Aim
Look through the records that follow. Copy every line containing the word "this".

[Entries with chart source code]

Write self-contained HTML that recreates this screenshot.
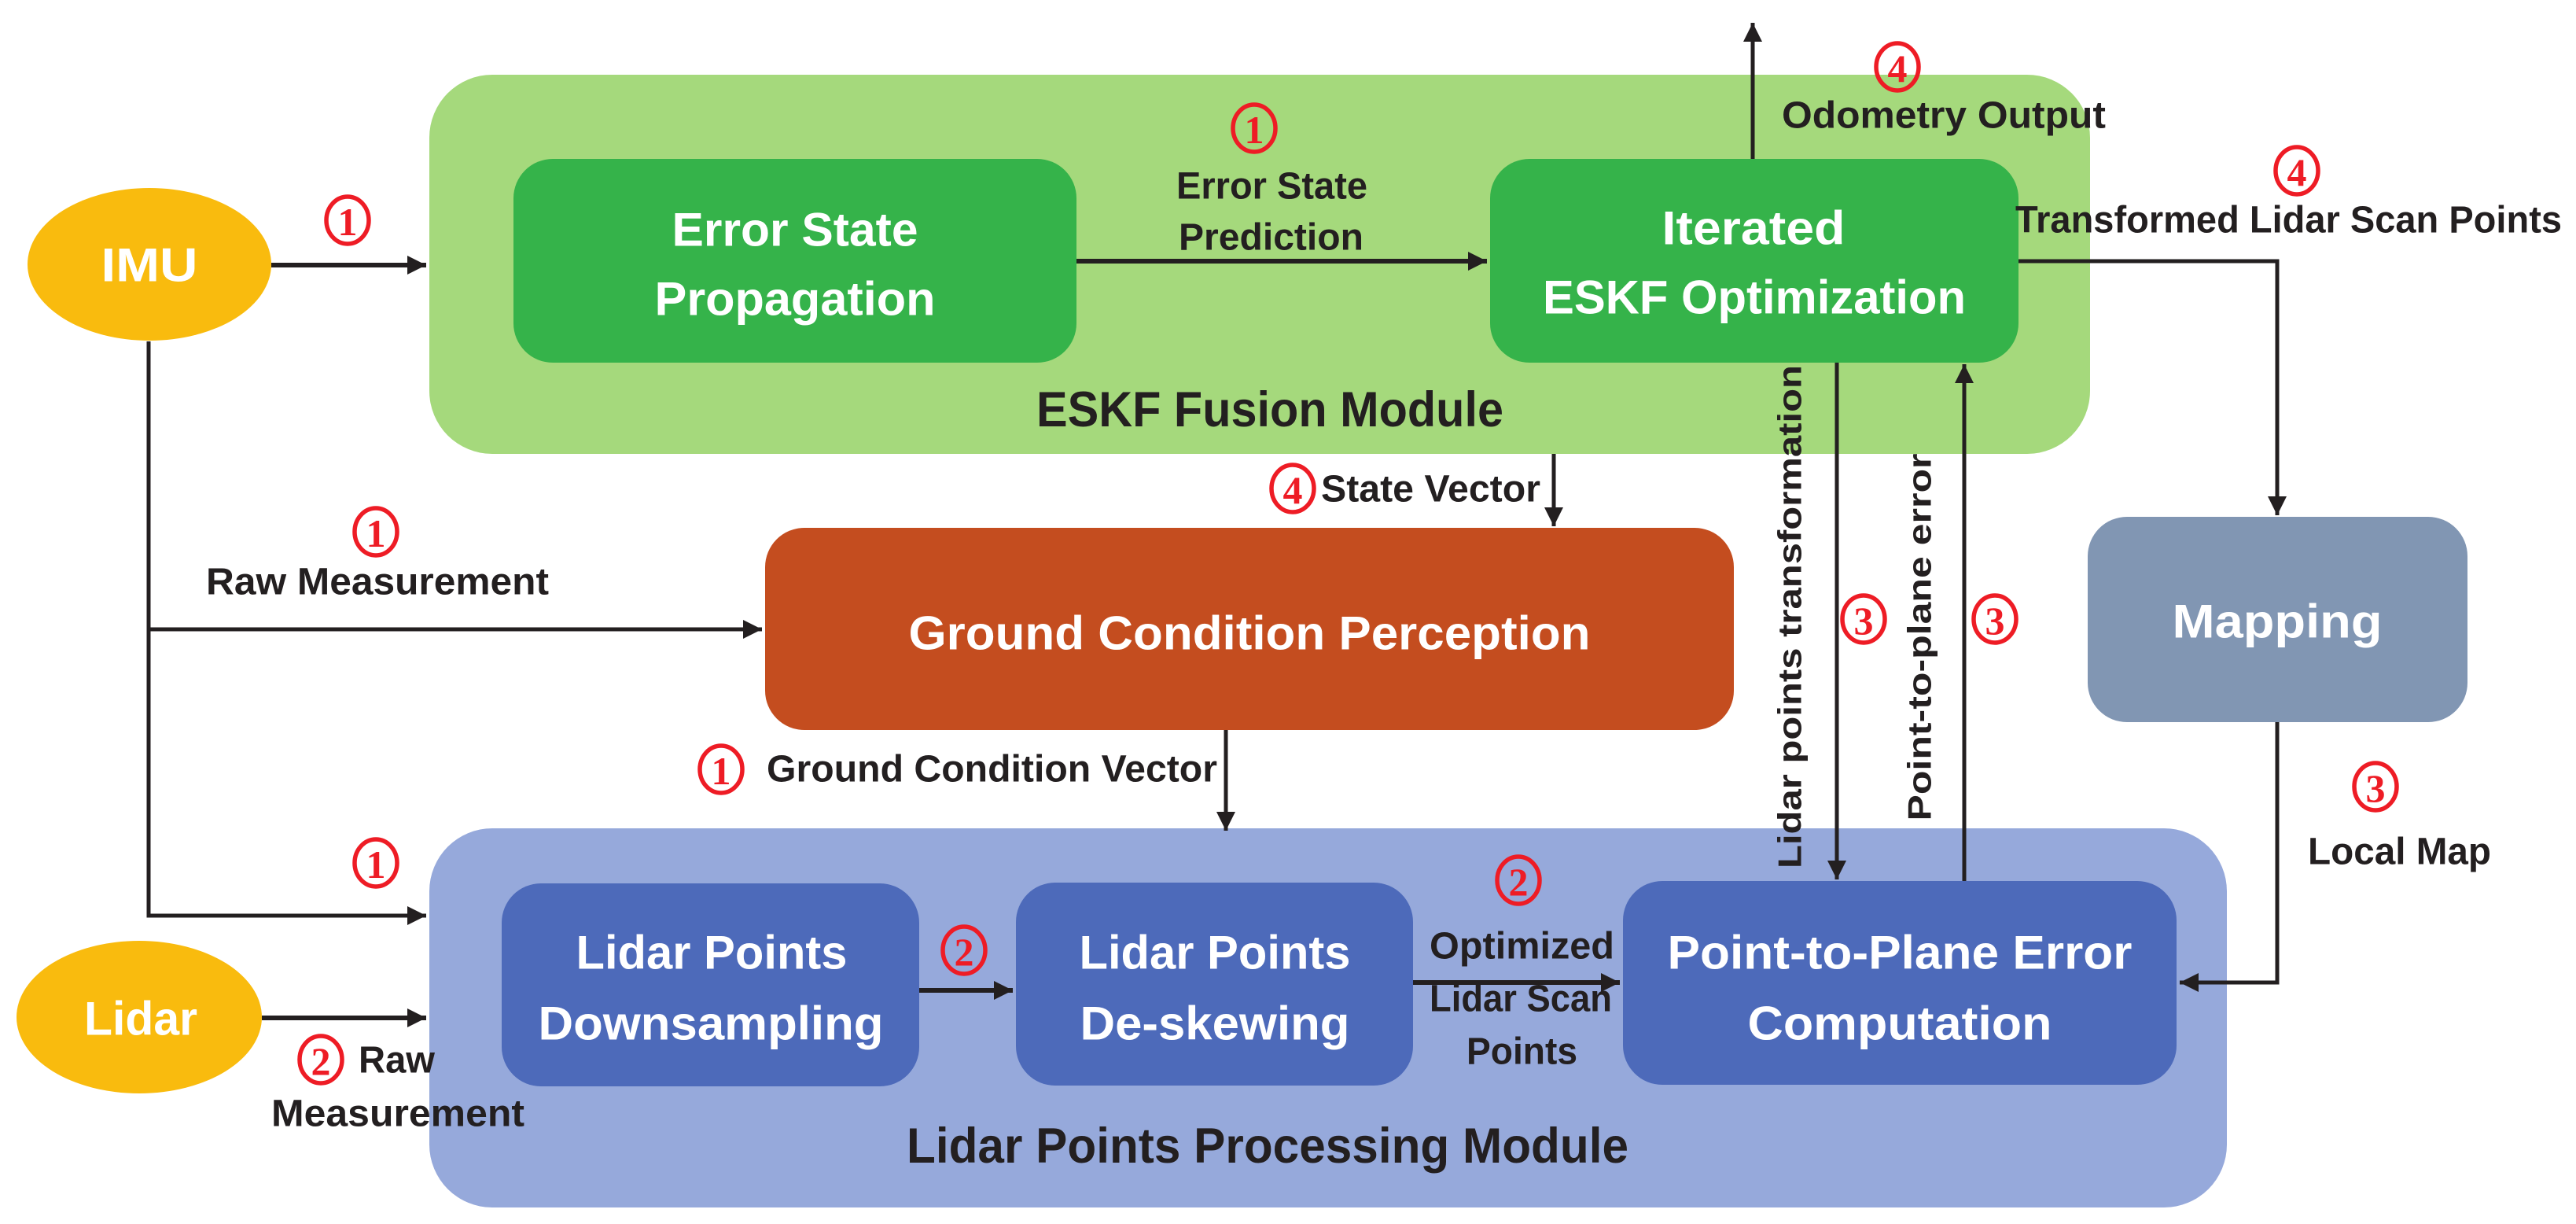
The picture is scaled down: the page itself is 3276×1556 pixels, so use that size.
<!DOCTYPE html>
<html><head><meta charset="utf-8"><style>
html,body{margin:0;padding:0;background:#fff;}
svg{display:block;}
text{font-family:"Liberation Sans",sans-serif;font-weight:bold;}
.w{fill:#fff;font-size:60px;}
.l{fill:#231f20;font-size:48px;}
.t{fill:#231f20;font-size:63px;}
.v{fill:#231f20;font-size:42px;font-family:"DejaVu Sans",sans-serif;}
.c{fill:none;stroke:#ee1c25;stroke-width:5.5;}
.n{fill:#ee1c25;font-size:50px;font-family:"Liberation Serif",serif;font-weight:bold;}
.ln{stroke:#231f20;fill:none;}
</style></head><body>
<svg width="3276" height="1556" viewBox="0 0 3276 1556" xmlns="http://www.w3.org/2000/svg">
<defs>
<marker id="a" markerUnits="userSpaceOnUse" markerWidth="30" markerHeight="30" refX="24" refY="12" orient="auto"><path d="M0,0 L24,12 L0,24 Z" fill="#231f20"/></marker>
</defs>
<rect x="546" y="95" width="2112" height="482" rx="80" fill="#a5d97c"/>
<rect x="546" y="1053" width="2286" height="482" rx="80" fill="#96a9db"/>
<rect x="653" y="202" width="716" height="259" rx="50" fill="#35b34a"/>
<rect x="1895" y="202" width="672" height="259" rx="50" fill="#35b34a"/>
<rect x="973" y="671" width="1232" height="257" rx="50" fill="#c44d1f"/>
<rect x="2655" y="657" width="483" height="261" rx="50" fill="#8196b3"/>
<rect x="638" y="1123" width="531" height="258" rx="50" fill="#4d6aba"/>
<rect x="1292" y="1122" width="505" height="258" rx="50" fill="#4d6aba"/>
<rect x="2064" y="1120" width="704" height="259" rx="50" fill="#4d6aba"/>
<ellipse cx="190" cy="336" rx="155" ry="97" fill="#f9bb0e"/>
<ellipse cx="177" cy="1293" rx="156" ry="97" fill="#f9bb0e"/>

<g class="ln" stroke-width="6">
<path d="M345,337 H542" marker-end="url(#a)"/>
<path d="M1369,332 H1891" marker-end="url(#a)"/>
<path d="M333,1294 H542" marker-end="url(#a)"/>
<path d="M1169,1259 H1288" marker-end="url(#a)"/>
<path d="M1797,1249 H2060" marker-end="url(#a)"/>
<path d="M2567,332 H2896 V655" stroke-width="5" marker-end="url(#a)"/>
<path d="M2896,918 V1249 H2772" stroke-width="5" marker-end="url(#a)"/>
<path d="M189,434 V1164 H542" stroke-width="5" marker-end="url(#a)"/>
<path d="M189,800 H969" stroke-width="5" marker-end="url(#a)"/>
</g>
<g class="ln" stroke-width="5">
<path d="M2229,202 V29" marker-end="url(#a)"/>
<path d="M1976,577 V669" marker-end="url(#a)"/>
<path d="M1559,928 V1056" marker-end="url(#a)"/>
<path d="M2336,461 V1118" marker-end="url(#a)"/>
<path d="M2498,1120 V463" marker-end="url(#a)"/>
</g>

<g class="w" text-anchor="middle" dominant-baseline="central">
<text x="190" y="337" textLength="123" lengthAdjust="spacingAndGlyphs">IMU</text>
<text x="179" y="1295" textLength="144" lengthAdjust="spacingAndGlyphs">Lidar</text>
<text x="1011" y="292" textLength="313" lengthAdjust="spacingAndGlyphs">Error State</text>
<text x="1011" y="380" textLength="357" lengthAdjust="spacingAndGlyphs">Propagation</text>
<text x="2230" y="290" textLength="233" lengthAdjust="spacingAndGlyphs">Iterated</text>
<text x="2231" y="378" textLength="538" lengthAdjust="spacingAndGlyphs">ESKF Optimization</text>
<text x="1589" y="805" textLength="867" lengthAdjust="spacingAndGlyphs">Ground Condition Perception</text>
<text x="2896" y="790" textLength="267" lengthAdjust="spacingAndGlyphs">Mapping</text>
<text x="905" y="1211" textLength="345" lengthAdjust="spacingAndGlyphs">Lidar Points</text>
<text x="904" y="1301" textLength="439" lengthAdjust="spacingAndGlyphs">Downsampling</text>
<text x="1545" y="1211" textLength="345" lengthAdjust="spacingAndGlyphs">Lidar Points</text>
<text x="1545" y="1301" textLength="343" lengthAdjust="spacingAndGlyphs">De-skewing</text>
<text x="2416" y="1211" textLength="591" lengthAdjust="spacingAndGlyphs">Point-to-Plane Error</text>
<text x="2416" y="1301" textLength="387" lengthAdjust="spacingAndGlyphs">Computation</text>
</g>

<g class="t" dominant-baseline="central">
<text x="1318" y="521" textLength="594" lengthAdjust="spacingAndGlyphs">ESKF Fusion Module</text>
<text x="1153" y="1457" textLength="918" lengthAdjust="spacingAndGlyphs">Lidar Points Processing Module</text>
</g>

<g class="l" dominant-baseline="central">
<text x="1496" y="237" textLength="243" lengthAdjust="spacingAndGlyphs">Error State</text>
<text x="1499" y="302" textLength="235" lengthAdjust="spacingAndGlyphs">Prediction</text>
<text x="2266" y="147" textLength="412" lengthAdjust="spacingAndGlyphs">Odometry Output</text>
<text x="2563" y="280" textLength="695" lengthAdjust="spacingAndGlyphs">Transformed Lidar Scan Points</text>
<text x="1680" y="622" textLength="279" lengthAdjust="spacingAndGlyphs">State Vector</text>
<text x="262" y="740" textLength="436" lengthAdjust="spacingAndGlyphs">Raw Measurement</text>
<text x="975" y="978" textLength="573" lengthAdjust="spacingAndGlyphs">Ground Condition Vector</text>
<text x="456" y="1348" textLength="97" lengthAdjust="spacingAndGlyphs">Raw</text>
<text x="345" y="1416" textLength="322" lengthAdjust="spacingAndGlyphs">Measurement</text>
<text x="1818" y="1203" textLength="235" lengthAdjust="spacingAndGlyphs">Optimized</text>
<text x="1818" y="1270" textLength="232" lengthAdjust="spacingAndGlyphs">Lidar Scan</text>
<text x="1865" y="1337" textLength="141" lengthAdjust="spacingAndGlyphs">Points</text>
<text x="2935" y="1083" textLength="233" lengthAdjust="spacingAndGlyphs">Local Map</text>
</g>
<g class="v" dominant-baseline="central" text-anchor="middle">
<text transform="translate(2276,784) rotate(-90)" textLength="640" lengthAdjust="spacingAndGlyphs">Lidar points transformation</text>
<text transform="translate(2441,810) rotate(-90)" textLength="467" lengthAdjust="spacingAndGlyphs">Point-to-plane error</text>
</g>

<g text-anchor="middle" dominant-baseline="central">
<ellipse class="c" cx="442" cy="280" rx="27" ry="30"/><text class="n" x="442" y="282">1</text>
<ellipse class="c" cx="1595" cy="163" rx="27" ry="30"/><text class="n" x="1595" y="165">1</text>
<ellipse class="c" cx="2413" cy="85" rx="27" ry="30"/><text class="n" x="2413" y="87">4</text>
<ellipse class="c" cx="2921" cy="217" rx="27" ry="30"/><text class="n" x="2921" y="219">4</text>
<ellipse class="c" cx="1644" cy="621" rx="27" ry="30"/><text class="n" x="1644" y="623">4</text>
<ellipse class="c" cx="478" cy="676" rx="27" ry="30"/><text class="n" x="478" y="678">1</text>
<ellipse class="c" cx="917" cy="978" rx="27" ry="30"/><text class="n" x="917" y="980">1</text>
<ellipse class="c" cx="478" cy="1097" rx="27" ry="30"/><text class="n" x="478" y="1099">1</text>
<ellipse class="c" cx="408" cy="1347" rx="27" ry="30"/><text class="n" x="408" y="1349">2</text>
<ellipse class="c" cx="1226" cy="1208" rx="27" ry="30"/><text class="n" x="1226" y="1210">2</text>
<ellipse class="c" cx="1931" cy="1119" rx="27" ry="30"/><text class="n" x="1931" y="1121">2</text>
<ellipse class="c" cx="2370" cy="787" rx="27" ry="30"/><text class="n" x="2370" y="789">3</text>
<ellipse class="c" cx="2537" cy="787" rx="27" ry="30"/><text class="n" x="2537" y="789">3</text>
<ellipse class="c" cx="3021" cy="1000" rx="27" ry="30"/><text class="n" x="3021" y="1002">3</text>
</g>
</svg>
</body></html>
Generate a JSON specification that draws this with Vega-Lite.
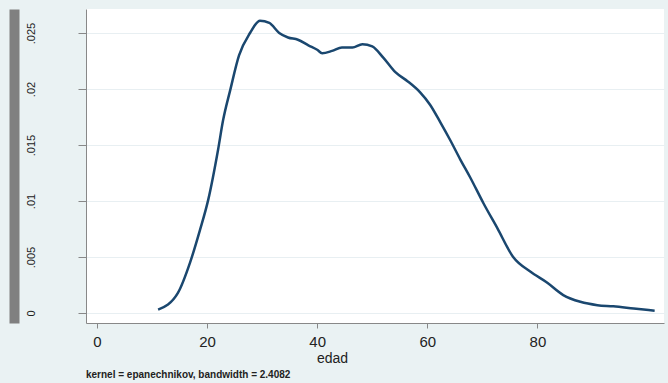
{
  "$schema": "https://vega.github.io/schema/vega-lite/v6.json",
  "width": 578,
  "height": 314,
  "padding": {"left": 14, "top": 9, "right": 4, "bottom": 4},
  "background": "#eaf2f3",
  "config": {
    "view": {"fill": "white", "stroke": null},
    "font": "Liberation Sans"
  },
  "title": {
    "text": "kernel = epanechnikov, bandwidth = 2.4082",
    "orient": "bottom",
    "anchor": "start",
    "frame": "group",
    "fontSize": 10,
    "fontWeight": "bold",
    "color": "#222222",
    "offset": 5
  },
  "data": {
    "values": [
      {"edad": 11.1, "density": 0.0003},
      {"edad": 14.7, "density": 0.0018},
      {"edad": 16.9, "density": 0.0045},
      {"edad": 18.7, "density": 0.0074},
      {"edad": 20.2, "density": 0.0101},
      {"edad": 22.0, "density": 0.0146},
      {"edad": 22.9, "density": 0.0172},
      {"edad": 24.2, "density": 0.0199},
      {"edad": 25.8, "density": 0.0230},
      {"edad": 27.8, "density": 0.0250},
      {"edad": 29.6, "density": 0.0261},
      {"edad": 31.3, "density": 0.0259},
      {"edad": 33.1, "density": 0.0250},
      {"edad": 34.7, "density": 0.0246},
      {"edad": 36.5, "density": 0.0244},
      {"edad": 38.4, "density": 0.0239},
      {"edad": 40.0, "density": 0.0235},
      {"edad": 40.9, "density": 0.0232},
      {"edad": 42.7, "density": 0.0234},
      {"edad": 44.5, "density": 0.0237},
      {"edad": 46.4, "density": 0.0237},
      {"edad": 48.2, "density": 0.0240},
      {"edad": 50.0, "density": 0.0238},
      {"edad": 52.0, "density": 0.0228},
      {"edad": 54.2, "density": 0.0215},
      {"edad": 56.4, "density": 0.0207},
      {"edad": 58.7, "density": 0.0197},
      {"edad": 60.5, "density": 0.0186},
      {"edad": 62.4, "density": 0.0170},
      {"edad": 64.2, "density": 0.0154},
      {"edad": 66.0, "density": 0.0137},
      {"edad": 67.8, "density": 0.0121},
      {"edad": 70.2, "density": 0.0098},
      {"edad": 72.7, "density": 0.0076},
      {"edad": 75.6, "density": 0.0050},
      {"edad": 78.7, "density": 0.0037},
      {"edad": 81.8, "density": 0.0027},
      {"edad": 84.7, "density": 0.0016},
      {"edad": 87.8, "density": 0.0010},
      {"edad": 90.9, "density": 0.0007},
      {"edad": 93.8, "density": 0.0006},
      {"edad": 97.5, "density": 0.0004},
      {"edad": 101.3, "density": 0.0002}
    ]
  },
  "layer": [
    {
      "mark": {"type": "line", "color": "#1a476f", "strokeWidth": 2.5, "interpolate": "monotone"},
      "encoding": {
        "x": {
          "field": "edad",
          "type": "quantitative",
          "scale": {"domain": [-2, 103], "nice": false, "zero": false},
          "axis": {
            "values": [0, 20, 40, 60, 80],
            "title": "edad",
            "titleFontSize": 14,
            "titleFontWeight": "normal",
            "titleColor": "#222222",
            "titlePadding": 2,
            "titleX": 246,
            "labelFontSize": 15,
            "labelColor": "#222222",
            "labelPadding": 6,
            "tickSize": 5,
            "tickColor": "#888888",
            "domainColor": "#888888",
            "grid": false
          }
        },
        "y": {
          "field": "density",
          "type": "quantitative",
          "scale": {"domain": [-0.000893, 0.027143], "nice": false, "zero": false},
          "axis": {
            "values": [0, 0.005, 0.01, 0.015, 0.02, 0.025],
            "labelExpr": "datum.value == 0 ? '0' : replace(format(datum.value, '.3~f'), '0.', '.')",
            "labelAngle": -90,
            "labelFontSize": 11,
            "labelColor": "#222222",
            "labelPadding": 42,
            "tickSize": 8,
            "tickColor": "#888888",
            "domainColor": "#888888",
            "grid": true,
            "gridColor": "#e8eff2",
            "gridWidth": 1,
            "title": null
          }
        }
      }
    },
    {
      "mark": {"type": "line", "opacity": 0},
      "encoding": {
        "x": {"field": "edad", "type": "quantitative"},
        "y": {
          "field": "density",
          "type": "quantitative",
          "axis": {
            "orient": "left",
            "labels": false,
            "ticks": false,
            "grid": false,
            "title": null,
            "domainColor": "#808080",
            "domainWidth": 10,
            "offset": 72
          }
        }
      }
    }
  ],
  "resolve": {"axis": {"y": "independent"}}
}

Expected answer
Write self-contained HTML that recreates this screenshot.
Generate a JSON specification that draws this with Vega-Lite.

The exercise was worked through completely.